Stored dataset items
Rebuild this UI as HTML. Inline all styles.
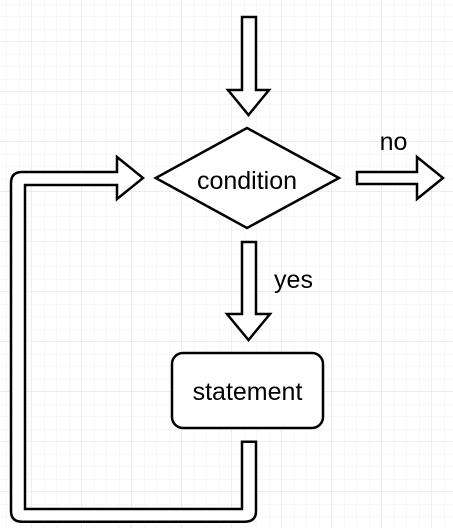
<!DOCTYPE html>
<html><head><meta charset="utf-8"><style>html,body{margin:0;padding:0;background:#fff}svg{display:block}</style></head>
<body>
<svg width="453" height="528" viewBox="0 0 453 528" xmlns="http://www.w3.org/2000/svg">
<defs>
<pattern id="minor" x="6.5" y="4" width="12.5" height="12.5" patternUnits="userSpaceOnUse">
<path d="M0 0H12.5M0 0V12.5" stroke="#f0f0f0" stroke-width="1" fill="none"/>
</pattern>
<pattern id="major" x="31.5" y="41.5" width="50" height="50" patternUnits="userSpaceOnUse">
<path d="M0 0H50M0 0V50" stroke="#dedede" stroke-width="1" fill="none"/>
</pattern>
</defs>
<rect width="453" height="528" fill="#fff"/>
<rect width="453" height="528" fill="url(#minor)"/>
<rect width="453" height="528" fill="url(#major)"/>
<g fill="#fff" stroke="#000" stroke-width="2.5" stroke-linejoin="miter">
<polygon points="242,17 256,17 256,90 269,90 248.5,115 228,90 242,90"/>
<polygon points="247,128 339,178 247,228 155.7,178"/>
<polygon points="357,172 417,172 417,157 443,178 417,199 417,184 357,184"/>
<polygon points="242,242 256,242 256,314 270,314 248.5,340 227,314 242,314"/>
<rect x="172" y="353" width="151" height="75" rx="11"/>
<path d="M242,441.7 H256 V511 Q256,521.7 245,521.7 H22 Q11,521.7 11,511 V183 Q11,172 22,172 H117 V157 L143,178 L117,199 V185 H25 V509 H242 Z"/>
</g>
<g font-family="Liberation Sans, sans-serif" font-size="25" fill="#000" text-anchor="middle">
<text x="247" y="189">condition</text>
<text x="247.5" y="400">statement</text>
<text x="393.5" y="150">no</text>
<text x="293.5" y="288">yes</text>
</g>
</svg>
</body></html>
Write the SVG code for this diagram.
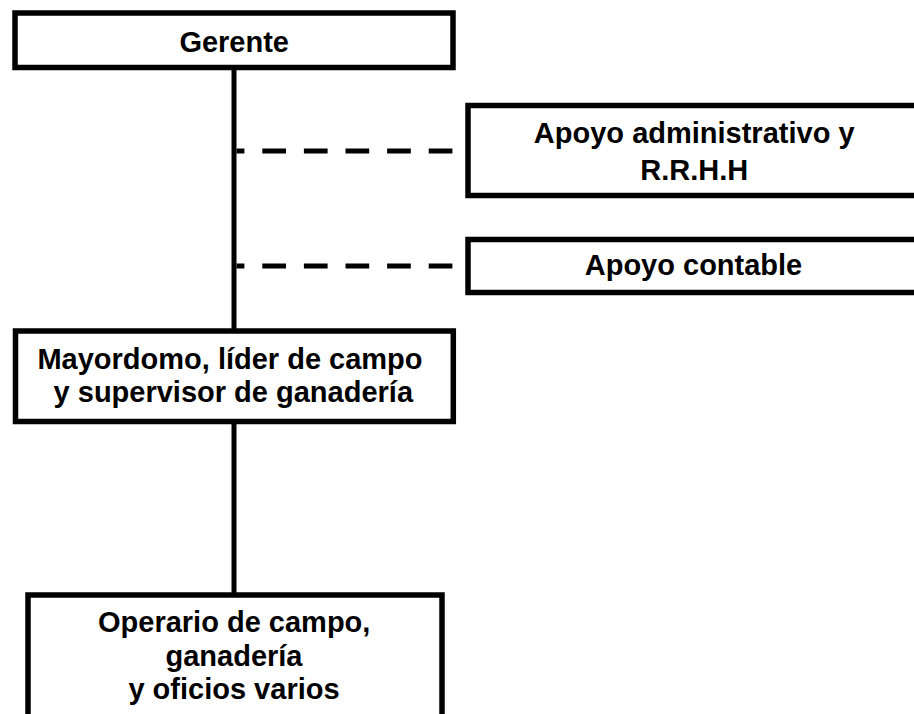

→ **WHAT THE EXERCISE ASKS**
Search the entries for the word "this", then list each line that holds it.

→ **FULL ANSWER**
Rebuild this UI as HTML. Inline all styles.
Write the SVG code for this diagram.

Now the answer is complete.